__What you are asked to do__
Return all lines with the word "this" in them.
--- Begin Provided data ---
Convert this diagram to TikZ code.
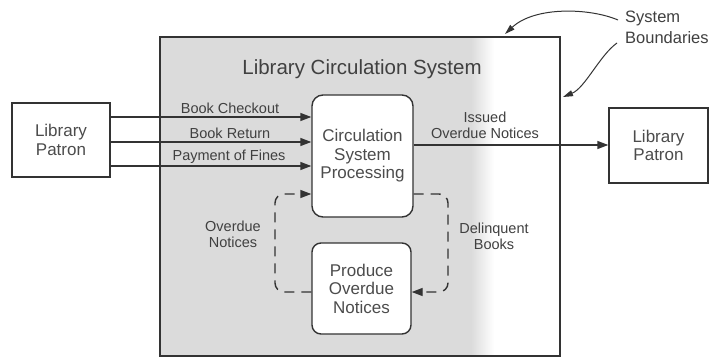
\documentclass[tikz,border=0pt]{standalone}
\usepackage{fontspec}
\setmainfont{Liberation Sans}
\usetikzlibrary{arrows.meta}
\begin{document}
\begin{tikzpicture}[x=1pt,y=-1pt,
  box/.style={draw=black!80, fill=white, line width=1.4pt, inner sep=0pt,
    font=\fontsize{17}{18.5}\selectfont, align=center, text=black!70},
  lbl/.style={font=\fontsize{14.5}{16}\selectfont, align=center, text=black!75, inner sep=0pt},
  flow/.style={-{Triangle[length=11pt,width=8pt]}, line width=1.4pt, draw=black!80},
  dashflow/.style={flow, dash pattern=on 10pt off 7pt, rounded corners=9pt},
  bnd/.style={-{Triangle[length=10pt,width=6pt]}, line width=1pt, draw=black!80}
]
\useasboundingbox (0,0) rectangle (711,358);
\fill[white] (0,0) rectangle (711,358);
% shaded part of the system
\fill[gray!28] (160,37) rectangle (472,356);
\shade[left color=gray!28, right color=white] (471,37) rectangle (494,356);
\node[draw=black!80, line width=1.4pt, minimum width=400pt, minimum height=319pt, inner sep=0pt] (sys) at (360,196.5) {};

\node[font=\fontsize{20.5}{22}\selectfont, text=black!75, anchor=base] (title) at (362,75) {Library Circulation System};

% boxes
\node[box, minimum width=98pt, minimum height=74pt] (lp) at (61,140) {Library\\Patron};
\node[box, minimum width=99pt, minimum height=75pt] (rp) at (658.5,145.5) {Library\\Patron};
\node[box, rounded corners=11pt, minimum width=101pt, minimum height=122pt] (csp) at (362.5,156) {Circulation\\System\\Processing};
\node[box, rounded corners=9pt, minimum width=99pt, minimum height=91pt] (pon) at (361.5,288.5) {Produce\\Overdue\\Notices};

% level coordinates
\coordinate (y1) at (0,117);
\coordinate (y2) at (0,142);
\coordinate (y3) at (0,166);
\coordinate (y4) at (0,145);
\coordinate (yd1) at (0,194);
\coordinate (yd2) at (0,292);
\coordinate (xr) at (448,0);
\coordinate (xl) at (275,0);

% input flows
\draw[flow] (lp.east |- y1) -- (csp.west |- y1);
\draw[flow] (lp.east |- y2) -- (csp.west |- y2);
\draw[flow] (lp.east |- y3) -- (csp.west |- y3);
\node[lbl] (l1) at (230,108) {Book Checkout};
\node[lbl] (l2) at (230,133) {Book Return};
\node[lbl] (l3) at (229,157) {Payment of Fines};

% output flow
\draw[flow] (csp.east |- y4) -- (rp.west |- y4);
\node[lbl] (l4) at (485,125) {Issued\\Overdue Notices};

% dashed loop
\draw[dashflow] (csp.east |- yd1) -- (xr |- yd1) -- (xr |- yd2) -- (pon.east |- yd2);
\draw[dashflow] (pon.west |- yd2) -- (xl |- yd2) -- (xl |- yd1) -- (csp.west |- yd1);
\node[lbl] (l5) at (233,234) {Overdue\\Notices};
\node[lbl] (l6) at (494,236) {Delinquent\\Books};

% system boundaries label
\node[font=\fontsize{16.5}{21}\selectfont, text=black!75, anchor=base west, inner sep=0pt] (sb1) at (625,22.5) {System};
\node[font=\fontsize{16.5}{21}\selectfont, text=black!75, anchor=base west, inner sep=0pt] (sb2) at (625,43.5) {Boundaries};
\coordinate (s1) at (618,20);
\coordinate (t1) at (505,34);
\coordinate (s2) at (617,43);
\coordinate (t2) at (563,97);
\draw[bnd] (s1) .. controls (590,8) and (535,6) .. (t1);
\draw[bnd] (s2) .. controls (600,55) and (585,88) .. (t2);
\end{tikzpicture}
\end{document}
--- End Provided data ---
--- Begin Provided data ---
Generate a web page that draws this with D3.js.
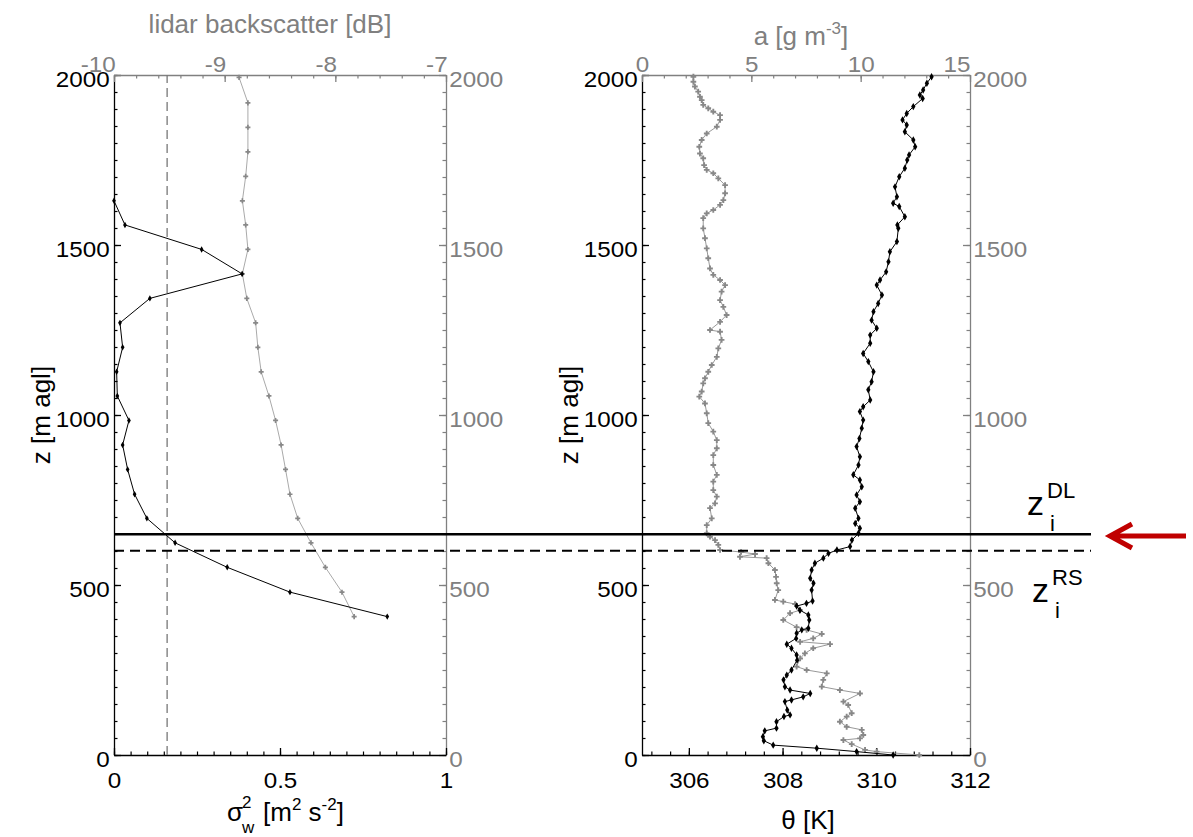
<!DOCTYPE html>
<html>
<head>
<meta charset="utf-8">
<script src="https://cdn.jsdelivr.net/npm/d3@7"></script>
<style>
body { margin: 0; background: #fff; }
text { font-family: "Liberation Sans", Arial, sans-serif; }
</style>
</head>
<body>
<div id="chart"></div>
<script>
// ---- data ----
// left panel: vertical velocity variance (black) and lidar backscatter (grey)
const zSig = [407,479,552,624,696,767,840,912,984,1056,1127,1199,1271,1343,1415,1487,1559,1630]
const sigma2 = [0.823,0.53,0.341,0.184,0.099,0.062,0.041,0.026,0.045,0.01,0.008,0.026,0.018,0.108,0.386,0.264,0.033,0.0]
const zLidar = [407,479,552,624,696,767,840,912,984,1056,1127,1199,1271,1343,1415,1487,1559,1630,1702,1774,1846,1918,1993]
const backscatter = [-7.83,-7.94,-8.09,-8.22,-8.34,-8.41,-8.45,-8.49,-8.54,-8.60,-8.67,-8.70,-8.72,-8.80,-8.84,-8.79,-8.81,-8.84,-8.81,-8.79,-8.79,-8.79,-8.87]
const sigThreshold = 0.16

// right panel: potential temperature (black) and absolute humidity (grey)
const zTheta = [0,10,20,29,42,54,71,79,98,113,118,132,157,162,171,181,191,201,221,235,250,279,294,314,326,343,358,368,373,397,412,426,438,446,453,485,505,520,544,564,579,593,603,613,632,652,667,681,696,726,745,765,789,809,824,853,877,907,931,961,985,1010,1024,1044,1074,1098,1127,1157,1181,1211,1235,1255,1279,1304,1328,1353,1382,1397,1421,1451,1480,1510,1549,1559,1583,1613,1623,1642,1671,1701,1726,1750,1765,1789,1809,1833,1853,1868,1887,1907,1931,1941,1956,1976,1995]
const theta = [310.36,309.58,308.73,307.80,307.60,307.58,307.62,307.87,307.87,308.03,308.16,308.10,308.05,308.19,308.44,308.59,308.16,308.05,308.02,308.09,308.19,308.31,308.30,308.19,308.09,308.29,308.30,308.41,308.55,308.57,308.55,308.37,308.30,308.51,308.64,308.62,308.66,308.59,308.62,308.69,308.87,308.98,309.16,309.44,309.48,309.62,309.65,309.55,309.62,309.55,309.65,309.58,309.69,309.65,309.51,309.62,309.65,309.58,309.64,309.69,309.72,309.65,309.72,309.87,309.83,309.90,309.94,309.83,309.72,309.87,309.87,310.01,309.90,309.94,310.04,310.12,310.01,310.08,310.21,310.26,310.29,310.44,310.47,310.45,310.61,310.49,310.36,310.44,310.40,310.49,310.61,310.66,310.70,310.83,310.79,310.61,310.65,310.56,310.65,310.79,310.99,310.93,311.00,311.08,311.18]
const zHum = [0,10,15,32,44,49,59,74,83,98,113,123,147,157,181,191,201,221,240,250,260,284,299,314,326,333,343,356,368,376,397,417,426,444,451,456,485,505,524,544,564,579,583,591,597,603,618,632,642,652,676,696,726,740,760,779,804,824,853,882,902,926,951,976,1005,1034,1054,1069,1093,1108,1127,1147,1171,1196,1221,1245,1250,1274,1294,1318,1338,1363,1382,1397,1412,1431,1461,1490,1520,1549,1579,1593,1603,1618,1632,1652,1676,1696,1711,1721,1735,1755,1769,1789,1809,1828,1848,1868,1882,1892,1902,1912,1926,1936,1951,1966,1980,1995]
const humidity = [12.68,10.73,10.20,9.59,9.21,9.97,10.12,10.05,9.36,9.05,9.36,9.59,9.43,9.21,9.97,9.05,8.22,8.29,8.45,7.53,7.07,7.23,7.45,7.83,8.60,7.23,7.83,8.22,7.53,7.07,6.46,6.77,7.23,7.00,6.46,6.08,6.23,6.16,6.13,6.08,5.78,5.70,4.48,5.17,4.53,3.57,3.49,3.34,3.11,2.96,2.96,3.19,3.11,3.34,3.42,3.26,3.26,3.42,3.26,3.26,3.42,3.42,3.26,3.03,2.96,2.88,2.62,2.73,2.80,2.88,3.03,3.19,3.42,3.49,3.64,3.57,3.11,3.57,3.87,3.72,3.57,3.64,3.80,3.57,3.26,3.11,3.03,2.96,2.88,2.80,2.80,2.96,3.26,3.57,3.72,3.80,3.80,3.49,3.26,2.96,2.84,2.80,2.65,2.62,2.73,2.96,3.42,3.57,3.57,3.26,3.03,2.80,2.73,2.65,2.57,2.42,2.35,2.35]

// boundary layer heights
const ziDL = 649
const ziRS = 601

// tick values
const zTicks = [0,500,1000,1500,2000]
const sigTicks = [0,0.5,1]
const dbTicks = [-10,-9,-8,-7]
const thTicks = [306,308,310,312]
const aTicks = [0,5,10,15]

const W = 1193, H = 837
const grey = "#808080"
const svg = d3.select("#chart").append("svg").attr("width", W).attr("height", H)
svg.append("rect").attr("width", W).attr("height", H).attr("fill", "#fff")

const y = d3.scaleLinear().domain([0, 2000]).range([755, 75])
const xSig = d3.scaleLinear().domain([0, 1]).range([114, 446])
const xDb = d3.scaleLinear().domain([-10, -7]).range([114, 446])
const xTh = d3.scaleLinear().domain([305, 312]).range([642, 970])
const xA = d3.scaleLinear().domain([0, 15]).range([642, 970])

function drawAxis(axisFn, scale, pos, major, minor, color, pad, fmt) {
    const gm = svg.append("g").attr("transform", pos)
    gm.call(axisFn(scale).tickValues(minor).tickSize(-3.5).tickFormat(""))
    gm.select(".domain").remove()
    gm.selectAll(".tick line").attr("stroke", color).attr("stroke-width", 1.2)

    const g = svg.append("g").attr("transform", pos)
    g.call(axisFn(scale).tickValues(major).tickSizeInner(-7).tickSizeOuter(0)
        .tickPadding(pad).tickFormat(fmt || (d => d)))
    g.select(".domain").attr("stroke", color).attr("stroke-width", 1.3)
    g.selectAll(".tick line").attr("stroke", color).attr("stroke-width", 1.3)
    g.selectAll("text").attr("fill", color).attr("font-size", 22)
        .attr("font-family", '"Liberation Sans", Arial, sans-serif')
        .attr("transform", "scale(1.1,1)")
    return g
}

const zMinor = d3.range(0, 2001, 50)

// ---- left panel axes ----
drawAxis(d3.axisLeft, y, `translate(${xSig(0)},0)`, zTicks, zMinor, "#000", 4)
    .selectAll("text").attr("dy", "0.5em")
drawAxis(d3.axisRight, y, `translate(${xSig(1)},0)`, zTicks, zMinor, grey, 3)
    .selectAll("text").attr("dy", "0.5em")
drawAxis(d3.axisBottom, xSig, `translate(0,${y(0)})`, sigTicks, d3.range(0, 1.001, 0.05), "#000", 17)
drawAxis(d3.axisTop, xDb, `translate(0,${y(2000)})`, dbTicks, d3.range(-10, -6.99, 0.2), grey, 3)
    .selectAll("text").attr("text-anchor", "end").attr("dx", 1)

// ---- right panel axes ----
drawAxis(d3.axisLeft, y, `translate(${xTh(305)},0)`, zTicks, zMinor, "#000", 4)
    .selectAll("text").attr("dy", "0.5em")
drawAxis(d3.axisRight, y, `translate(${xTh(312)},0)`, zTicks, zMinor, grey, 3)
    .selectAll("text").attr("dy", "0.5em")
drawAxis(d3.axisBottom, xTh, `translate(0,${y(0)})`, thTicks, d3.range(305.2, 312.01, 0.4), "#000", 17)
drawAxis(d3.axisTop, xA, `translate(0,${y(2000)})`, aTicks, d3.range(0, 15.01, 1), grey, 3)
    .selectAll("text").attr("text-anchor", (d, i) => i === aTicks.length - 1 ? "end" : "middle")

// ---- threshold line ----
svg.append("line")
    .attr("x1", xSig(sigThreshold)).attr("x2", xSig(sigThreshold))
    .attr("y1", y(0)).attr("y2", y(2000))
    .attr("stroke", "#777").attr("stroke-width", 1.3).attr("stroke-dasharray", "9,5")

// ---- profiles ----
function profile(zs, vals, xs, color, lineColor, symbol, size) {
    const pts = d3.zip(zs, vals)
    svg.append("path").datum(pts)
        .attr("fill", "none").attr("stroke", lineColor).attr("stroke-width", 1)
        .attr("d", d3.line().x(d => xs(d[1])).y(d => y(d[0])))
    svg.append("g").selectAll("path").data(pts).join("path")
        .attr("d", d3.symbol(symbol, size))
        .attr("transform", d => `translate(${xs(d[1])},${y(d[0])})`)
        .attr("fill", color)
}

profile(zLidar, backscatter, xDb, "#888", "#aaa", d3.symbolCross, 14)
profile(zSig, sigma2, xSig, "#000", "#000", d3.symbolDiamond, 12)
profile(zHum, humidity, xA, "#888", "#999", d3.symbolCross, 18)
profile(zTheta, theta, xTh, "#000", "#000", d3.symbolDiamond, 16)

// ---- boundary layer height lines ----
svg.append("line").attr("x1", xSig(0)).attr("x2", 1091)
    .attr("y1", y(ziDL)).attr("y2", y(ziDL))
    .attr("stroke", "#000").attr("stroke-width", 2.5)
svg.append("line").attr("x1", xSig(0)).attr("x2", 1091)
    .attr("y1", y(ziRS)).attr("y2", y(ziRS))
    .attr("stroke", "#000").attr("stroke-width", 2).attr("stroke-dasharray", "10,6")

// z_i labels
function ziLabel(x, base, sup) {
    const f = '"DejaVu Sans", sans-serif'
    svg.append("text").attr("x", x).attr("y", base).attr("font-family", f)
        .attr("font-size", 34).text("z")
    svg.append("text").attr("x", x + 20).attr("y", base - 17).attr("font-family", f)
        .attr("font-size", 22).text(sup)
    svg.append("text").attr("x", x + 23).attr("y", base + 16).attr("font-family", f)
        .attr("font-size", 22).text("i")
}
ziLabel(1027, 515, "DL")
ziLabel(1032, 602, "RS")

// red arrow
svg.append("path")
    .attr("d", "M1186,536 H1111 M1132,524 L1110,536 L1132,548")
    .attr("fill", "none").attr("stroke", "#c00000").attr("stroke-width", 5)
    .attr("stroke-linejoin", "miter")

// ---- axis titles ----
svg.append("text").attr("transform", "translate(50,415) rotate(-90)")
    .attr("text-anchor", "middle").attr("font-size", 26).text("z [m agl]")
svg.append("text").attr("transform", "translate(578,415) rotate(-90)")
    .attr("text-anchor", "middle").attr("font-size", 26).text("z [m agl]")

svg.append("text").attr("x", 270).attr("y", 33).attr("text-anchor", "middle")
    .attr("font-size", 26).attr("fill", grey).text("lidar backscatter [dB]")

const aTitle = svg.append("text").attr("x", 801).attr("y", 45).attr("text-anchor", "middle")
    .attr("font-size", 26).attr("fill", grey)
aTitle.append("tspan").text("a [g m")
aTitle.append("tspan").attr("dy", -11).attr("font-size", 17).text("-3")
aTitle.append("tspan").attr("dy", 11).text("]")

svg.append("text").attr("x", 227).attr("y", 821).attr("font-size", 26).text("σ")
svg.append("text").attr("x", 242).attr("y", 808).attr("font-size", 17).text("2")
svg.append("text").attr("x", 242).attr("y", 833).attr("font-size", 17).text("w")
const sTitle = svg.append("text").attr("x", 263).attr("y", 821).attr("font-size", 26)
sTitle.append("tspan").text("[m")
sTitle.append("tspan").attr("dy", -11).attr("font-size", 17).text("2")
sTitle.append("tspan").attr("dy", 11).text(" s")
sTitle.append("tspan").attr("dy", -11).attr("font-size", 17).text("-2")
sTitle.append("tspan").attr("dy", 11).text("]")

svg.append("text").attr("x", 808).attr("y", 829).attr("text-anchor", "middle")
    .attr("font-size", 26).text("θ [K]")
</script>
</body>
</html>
--- End Provided data ---
__Solved exercise__
Convert this diagram to TikZ code.
Generate a web page that draws this with D3.js.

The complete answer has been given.